The records |
---------------
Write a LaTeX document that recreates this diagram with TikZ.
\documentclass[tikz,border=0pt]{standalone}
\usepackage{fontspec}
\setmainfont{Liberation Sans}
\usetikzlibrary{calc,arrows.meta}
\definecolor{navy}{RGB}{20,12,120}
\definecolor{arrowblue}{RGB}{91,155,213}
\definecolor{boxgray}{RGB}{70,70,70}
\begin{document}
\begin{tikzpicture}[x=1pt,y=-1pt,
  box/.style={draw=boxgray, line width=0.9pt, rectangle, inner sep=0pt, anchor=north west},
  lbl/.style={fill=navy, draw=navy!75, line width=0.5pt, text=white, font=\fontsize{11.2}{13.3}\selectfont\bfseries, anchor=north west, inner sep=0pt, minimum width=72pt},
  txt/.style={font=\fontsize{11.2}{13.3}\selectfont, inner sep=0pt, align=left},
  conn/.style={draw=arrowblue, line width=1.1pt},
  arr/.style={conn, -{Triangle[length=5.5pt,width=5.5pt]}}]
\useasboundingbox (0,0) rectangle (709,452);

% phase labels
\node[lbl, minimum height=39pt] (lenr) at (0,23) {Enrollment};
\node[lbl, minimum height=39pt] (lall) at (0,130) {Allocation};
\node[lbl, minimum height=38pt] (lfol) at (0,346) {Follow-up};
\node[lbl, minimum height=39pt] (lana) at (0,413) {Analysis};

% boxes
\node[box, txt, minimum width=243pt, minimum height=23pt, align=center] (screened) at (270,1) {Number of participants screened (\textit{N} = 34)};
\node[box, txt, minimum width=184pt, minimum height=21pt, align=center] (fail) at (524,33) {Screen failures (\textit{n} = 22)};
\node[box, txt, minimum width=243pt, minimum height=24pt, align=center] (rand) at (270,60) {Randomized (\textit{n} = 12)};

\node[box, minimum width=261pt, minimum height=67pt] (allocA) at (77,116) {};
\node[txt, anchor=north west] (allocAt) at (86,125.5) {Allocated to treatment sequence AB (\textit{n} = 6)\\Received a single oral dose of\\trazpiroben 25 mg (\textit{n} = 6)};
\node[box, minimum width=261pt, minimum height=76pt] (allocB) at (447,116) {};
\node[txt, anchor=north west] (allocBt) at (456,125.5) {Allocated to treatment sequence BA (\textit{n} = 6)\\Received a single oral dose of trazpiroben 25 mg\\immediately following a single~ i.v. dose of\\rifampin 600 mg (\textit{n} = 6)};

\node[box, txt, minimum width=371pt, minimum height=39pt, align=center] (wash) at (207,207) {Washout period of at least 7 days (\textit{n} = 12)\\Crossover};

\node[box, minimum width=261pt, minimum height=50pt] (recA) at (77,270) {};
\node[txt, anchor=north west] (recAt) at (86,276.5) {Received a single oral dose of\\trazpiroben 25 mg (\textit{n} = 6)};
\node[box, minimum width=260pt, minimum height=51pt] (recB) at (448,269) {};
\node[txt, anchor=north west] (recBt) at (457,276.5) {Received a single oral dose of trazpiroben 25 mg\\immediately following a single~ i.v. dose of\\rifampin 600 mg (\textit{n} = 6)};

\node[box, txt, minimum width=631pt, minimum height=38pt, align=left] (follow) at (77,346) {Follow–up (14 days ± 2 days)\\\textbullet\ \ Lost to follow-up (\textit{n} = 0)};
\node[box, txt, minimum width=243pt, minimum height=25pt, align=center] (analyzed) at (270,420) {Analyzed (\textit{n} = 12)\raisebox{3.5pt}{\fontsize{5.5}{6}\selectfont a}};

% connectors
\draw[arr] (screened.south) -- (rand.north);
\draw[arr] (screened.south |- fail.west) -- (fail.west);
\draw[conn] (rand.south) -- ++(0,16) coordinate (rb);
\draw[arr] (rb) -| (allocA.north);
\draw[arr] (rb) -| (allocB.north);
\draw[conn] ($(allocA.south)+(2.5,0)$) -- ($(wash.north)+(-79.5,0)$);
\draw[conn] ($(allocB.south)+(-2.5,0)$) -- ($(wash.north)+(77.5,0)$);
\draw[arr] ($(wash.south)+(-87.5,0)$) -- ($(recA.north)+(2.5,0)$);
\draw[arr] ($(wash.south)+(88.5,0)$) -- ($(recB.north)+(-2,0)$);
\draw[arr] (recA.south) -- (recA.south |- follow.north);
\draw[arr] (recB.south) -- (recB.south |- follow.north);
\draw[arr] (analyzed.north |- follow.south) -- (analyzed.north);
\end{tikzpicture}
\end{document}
---------------
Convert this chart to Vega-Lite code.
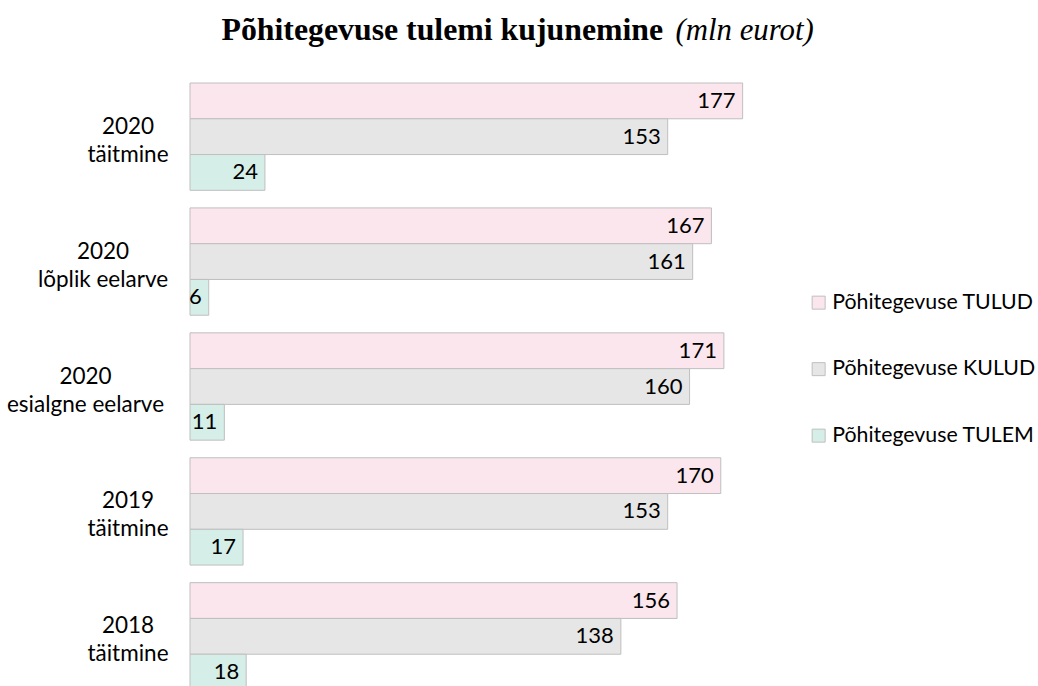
---------------
Nothing but the lines from the one with "Write a LaTeX" to the one with "(0,0) rectangle (709,452);" should be echoed, both of them included, exactly as written.

The response |
Write a LaTeX document that recreates this diagram with TikZ.
\documentclass[tikz,border=0pt]{standalone}
\usepackage{fontspec}
\setmainfont{Liberation Sans}
\usetikzlibrary{calc,arrows.meta}
\definecolor{navy}{RGB}{20,12,120}
\definecolor{arrowblue}{RGB}{91,155,213}
\definecolor{boxgray}{RGB}{70,70,70}
\begin{document}
\begin{tikzpicture}[x=1pt,y=-1pt,
  box/.style={draw=boxgray, line width=0.9pt, rectangle, inner sep=0pt, anchor=north west},
  lbl/.style={fill=navy, draw=navy!75, line width=0.5pt, text=white, font=\fontsize{11.2}{13.3}\selectfont\bfseries, anchor=north west, inner sep=0pt, minimum width=72pt},
  txt/.style={font=\fontsize{11.2}{13.3}\selectfont, inner sep=0pt, align=left},
  conn/.style={draw=arrowblue, line width=1.1pt},
  arr/.style={conn, -{Triangle[length=5.5pt,width=5.5pt]}}]
\useasboundingbox (0,0) rectangle (709,452);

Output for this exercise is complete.